* START *
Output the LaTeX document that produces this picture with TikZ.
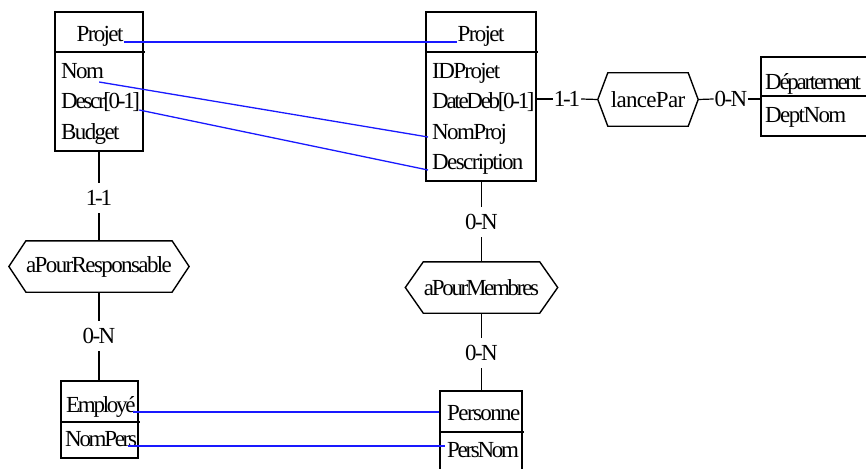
\documentclass[tikz,border=0pt]{standalone}
\usepackage{fontspec}
\setmainfont[LetterSpace=-7]{Liberation Serif}
\newfontfamily\tightfont[LetterSpace=-10]{Liberation Serif}
\newfontfamily\loosefont[LetterSpace=-3]{Liberation Serif}
\usetikzlibrary{calc}
\definecolor{linkblue}{RGB}{25,25,255}
\tikzset{
  every node/.style={inner sep=0pt, font=\fontsize{23}{27}\selectfont},
  tight/.style={font=\fontsize{23}{27}\tightfont},
  loose/.style={font=\fontsize{23}{27}\loosefont},
  attr/.style={anchor=base west},
  head/.style={anchor=base},
  box/.style={draw, line width=1.4pt, inner sep=0pt},
  divider/.style={line width=2pt},
  hexline/.style={line width=1.4pt, line join=miter},
  card/.style={minimum height=30pt, inner xsep=1pt},
  link/.style={line width=1.2pt},
  corr/.style={draw=linkblue, line width=1.3pt},
}
% outline of a relationship: flat top and bottom, pointed ends #2 deep
\newcommand\hexborder[2]{%
  \draw[hexline] (#1.north west) -- (#1.north east) -- ($(#1.east)+(#2,0)$)
    -- (#1.south east) -- (#1.south west) -- ($(#1.west)+(-#2,0)$) -- cycle;}
\begin{document}
\begin{tikzpicture}[x=1pt, y=-1pt]
\clip (0,0) rectangle (866,468);

% ---- entity Projet (left)
\node[box, minimum width=88pt, minimum height=139pt] (projA) at (99,81.5) {};
\draw[divider] (projA.west |- 0,52) -- ([xshift=1pt]projA.east |- 0,52);
\node[head] (hdrA) at (100,42) {Projet};
\node[attr] (nom) at (61,79) {Nom};
\node[attr, tight] (descr) at (61,109) {Descr[0-1]};
\node[attr] (budget) at (61,139) {Budget};

% ---- entity Projet (right)
\node[box, minimum width=110pt, minimum height=169pt] (projB) at (481,96.5) {};
\draw[divider] (projB.west |- 0,52) -- ([xshift=1pt]projB.east |- 0,52);
\node[head] (hdrB) at (481,42) {Projet};
\node[attr] (idp) at (432,79) {IDProjet};
\node[attr, tight] (dated) at (432,109) {DateDeb[0-1]};
\node[attr] (nomproj) at (432,139) {NomProj};
\node[attr] (descn) at (432,169) {Description};

% ---- entity Département (runs past the right edge)
\node[box, minimum width=111pt, minimum height=79pt] (dept) at (816.5,96.5) {};
\draw[divider] (dept.west |- 0,96) -- (dept.east |- 0,96);
\node[attr, tight] (deptname) at (765,90) {Département};
\node[attr] (deptnom) at (765,122) {DeptNom};

% ---- entity Employé
\node[box, minimum width=77pt, minimum height=77pt] (empl) at (99.5,419.5) {};
\draw[divider] (empl.west |- 0,422) -- ([xshift=1pt]empl.east |- 0,422);
\node[attr, tight] (emp) at (66,412) {Employé};
\node[attr, tight] (nompers) at (65,446) {NomPers};

% ---- entity Personne (runs past the lower edge)
\node[box, minimum width=82pt, minimum height=84pt] (pers) at (481,433) {};
\draw[divider] (pers.west |- 0,432) -- ([xshift=1pt]pers.east |- 0,432);
\node[attr] (persn) at (447,420) {Personne};
\node[attr, tight] (persnom) at (447,457) {PersNom};

% ---- relationships
\node[minimum width=144pt, minimum height=51pt] (resp) at (99,266.5) {aPourResponsable};
\hexborder{resp}{17}
\node[tight, minimum width=116pt, minimum height=51pt] (memb) at (481.5,287.5) {aPourMembres};
\hexborder{memb}{18}
\node[loose, minimum width=80pt, minimum height=53pt] (lance) at (648,99.5) {lancePar};
\hexborder{lance}{10}
\coordinate (lanceW) at ($(lance.west)+(-10,0)$);
\coordinate (lanceE) at ($(lance.east)+(10,0)$);

% ---- cardinalities
\node[card, tight] (c1) at (99,198) {1-1};
\node[card] (c2) at (99,336) {0-N};
\node[card] (c3) at (481.5,222) {0-N};
\node[card] (c4) at (481.5,353) {0-N};
\node[card, tight] (c5) at (567,99) {1-1};
\node[card] (c6) at (731,99) {0-N};

% ---- links
\draw[link] (projA.south -| c1) -- (c1.north);
\draw[link] (c1.south) -- (resp.north -| c1);
\draw[link] (resp.south -| c2) -- (c2.north);
\draw[link] (c2.south) -- (empl.north -| c2);
\draw[link] (projB.south -| c3) -- (c3.north);
\draw[link] (c3.south) -- (memb.north -| c3);
\draw[link] (memb.south -| c4) -- (c4.north);
\draw[link] (c4.south) -- (pers.north -| c4);
\draw[link] (projB.east |- c5) -- (c5.west);
\draw[link] (c5.east) -- (lanceW);
\draw[link] (lanceE) -- (c6.west);
\draw[link] (c6.east) -- (dept.west |- c6);

% ---- correspondences between the two schemas
\draw[corr] (hdrA.base east) -- (hdrB.base west);
\draw[corr] ($(nom.base east)+(-5,3)$) -- ($(nomproj.base west)+(-4,-2)$);
\draw[corr] ($(descr.base east)+(-1,1)$) -- ($(descn.base west)+(-4,1)$);
\draw[corr] ($(emp.base east)+(-3,0)$) -- (pers.west |- emp.base);
\draw[corr] ($(nompers.base east)+(-9,0)$) -- ($(persnom.base west)+(-2,-11)$);
\end{tikzpicture}
\end{document}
* END *
* **Exercise aim**:
Repeat only the lines from the beginning of the material through the line containing "(budget) at (61,139)", both ends kept, leaving pictures out.

* **Answer for the task**:
Output the LaTeX document that produces this picture with TikZ.
\documentclass[tikz,border=0pt]{standalone}
\usepackage{fontspec}
\setmainfont[LetterSpace=-7]{Liberation Serif}
\newfontfamily\tightfont[LetterSpace=-10]{Liberation Serif}
\newfontfamily\loosefont[LetterSpace=-3]{Liberation Serif}
\usetikzlibrary{calc}
\definecolor{linkblue}{RGB}{25,25,255}
\tikzset{
  every node/.style={inner sep=0pt, font=\fontsize{23}{27}\selectfont},
  tight/.style={font=\fontsize{23}{27}\tightfont},
  loose/.style={font=\fontsize{23}{27}\loosefont},
  attr/.style={anchor=base west},
  head/.style={anchor=base},
  box/.style={draw, line width=1.4pt, inner sep=0pt},
  divider/.style={line width=2pt},
  hexline/.style={line width=1.4pt, line join=miter},
  card/.style={minimum height=30pt, inner xsep=1pt},
  link/.style={line width=1.2pt},
  corr/.style={draw=linkblue, line width=1.3pt},
}
% outline of a relationship: flat top and bottom, pointed ends #2 deep
\newcommand\hexborder[2]{%
  \draw[hexline] (#1.north west) -- (#1.north east) -- ($(#1.east)+(#2,0)$)
    -- (#1.south east) -- (#1.south west) -- ($(#1.west)+(-#2,0)$) -- cycle;}
\begin{document}
\begin{tikzpicture}[x=1pt, y=-1pt]
\clip (0,0) rectangle (866,468);

% ---- entity Projet (left)
\node[box, minimum width=88pt, minimum height=139pt] (projA) at (99,81.5) {};
\draw[divider] (projA.west |- 0,52) -- ([xshift=1pt]projA.east |- 0,52);
\node[head] (hdrA) at (100,42) {Projet};
\node[attr] (nom) at (61,79) {Nom};
\node[attr, tight] (descr) at (61,109) {Descr[0-1]};
\node[attr] (budget) at (61,139) {Budget};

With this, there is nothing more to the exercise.